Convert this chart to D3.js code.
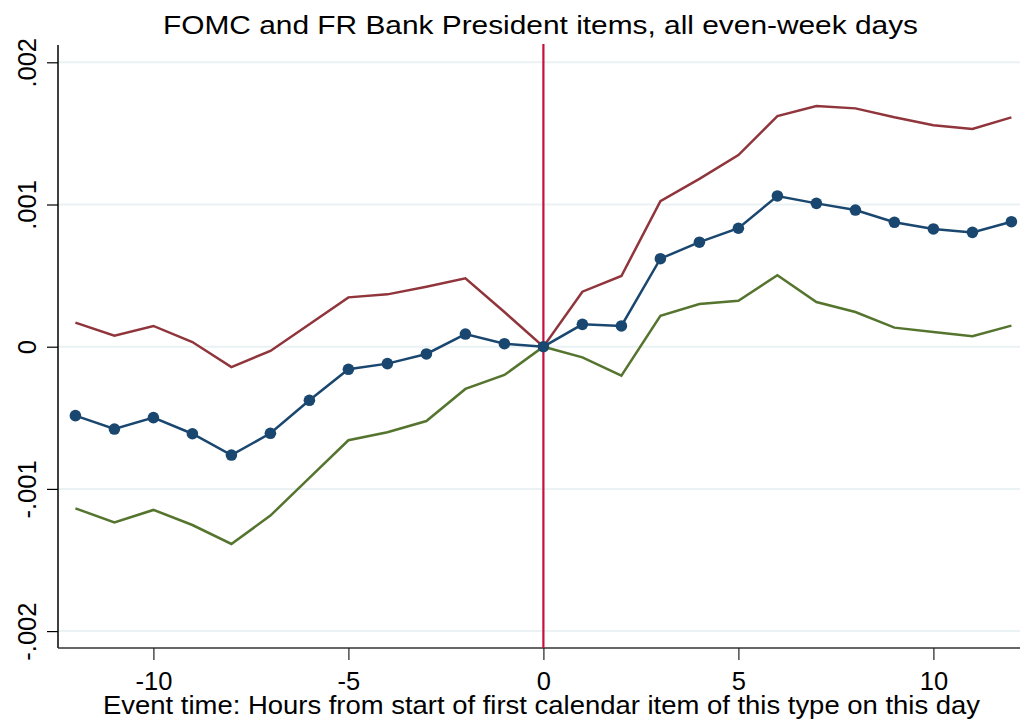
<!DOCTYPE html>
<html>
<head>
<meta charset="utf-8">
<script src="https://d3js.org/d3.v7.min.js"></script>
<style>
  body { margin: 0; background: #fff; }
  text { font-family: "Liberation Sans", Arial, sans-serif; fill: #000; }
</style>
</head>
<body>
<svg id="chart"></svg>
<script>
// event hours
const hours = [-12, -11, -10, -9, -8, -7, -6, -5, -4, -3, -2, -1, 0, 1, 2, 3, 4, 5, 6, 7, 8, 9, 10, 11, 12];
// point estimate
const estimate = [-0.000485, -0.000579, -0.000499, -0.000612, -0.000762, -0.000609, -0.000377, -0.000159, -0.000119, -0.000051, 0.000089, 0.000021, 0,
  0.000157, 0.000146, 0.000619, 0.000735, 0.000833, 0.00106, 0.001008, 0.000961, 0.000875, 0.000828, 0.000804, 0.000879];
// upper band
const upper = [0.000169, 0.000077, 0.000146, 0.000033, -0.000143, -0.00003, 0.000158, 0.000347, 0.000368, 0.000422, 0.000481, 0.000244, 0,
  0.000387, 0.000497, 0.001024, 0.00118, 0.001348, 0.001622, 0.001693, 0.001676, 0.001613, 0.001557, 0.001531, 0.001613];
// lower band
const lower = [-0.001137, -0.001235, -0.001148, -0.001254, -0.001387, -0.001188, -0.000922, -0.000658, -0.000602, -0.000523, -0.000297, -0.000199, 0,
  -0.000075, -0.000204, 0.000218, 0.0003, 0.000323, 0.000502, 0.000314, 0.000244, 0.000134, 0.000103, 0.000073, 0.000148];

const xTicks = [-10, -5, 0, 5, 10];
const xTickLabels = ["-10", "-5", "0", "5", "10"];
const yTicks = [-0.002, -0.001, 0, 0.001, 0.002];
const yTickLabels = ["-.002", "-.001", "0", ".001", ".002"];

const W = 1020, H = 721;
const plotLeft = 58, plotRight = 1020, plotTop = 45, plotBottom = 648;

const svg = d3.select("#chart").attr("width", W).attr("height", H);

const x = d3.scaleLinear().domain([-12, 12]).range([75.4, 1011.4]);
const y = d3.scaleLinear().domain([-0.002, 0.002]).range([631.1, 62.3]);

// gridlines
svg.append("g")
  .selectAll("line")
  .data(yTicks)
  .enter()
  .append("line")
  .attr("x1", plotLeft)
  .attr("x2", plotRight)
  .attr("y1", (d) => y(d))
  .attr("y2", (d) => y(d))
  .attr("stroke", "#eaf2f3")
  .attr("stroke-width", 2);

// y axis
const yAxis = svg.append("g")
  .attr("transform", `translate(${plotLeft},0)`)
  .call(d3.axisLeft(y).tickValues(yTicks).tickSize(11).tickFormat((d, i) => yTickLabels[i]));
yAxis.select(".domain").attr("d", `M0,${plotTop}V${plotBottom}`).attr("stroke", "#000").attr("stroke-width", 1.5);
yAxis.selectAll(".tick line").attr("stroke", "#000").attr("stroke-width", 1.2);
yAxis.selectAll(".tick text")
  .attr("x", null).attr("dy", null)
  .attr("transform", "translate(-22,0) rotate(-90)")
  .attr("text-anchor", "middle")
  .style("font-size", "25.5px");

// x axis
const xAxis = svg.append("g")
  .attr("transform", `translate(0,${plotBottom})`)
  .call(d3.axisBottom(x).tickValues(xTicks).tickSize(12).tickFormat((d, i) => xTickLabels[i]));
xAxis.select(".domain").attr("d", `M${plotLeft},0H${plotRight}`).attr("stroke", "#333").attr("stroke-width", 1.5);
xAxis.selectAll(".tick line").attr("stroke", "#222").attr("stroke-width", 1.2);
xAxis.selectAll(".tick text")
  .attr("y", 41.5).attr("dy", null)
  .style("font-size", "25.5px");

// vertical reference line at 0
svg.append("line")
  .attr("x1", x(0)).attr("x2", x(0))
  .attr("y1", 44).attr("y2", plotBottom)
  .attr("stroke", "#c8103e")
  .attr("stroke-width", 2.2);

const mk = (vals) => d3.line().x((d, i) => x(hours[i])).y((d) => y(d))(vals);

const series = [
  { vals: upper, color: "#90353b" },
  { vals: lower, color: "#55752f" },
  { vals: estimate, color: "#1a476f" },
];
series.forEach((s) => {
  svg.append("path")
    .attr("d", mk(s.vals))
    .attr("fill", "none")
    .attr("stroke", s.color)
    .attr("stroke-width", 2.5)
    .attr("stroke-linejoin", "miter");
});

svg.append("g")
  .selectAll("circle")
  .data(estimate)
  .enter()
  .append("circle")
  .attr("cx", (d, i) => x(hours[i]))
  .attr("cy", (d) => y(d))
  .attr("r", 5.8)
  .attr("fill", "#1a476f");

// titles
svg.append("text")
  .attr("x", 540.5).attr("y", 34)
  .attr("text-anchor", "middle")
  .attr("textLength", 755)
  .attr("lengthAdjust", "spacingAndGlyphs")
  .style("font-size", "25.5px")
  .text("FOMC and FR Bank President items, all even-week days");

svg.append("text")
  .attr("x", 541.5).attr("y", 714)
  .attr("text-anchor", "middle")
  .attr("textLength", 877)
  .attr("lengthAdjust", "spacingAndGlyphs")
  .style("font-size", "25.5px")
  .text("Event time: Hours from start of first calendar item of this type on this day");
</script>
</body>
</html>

....

■ What the task requires ■
Write out the whole listing again, exactly, with no pictures.

■ The solution ■
Convert this chart to D3.js code.
<!DOCTYPE html>
<html>
<head>
<meta charset="utf-8">
<script src="https://d3js.org/d3.v7.min.js"></script>
<style>
  body { margin: 0; background: #fff; }
  text { font-family: "Liberation Sans", Arial, sans-serif; fill: #000; }
</style>
</head>
<body>
<svg id="chart"></svg>
<script>
// event hours
const hours = [-12, -11, -10, -9, -8, -7, -6, -5, -4, -3, -2, -1, 0, 1, 2, 3, 4, 5, 6, 7, 8, 9, 10, 11, 12];
// point estimate
const estimate = [-0.000485, -0.000579, -0.000499, -0.000612, -0.000762, -0.000609, -0.000377, -0.000159, -0.000119, -0.000051, 0.000089, 0.000021, 0,
  0.000157, 0.000146, 0.000619, 0.000735, 0.000833, 0.00106, 0.001008, 0.000961, 0.000875, 0.000828, 0.000804, 0.000879];
// upper band
const upper = [0.000169, 0.000077, 0.000146, 0.000033, -0.000143, -0.00003, 0.000158, 0.000347, 0.000368, 0.000422, 0.000481, 0.000244, 0,
  0.000387, 0.000497, 0.001024, 0.00118, 0.001348, 0.001622, 0.001693, 0.001676, 0.001613, 0.001557, 0.001531, 0.001613];
// lower band
const lower = [-0.001137, -0.001235, -0.001148, -0.001254, -0.001387, -0.001188, -0.000922, -0.000658, -0.000602, -0.000523, -0.000297, -0.000199, 0,
  -0.000075, -0.000204, 0.000218, 0.0003, 0.000323, 0.000502, 0.000314, 0.000244, 0.000134, 0.000103, 0.000073, 0.000148];

const xTicks = [-10, -5, 0, 5, 10];
const xTickLabels = ["-10", "-5", "0", "5", "10"];
const yTicks = [-0.002, -0.001, 0, 0.001, 0.002];
const yTickLabels = ["-.002", "-.001", "0", ".001", ".002"];

const W = 1020, H = 721;
const plotLeft = 58, plotRight = 1020, plotTop = 45, plotBottom = 648;

const svg = d3.select("#chart").attr("width", W).attr("height", H);

const x = d3.scaleLinear().domain([-12, 12]).range([75.4, 1011.4]);
const y = d3.scaleLinear().domain([-0.002, 0.002]).range([631.1, 62.3]);

// gridlines
svg.append("g")
  .selectAll("line")
  .data(yTicks)
  .enter()
  .append("line")
  .attr("x1", plotLeft)
  .attr("x2", plotRight)
  .attr("y1", (d) => y(d))
  .attr("y2", (d) => y(d))
  .attr("stroke", "#eaf2f3")
  .attr("stroke-width", 2);

// y axis
const yAxis = svg.append("g")
  .attr("transform", `translate(${plotLeft},0)`)
  .call(d3.axisLeft(y).tickValues(yTicks).tickSize(11).tickFormat((d, i) => yTickLabels[i]));
yAxis.select(".domain").attr("d", `M0,${plotTop}V${plotBottom}`).attr("stroke", "#000").attr("stroke-width", 1.5);
yAxis.selectAll(".tick line").attr("stroke", "#000").attr("stroke-width", 1.2);
yAxis.selectAll(".tick text")
  .attr("x", null).attr("dy", null)
  .attr("transform", "translate(-22,0) rotate(-90)")
  .attr("text-anchor", "middle")
  .style("font-size", "25.5px");

// x axis
const xAxis = svg.append("g")
  .attr("transform", `translate(0,${plotBottom})`)
  .call(d3.axisBottom(x).tickValues(xTicks).tickSize(12).tickFormat((d, i) => xTickLabels[i]));
xAxis.select(".domain").attr("d", `M${plotLeft},0H${plotRight}`).attr("stroke", "#333").attr("stroke-width", 1.5);
xAxis.selectAll(".tick line").attr("stroke", "#222").attr("stroke-width", 1.2);
xAxis.selectAll(".tick text")
  .attr("y", 41.5).attr("dy", null)
  .style("font-size", "25.5px");

// vertical reference line at 0
svg.append("line")
  .attr("x1", x(0)).attr("x2", x(0))
  .attr("y1", 44).attr("y2", plotBottom)
  .attr("stroke", "#c8103e")
  .attr("stroke-width", 2.2);

const mk = (vals) => d3.line().x((d, i) => x(hours[i])).y((d) => y(d))(vals);

const series = [
  { vals: upper, color: "#90353b" },
  { vals: lower, color: "#55752f" },
  { vals: estimate, color: "#1a476f" },
];
series.forEach((s) => {
  svg.append("path")
    .attr("d", mk(s.vals))
    .attr("fill", "none")
    .attr("stroke", s.color)
    .attr("stroke-width", 2.5)
    .attr("stroke-linejoin", "miter");
});

svg.append("g")
  .selectAll("circle")
  .data(estimate)
  .enter()
  .append("circle")
  .attr("cx", (d, i) => x(hours[i]))
  .attr("cy", (d) => y(d))
  .attr("r", 5.8)
  .attr("fill", "#1a476f");

// titles
svg.append("text")
  .attr("x", 540.5).attr("y", 34)
  .attr("text-anchor", "middle")
  .attr("textLength", 755)
  .attr("lengthAdjust", "spacingAndGlyphs")
  .style("font-size", "25.5px")
  .text("FOMC and FR Bank President items, all even-week days");

svg.append("text")
  .attr("x", 541.5).attr("y", 714)
  .attr("text-anchor", "middle")
  .attr("textLength", 877)
  .attr("lengthAdjust", "spacingAndGlyphs")
  .style("font-size", "25.5px")
  .text("Event time: Hours from start of first calendar item of this type on this day");
</script>
</body>
</html>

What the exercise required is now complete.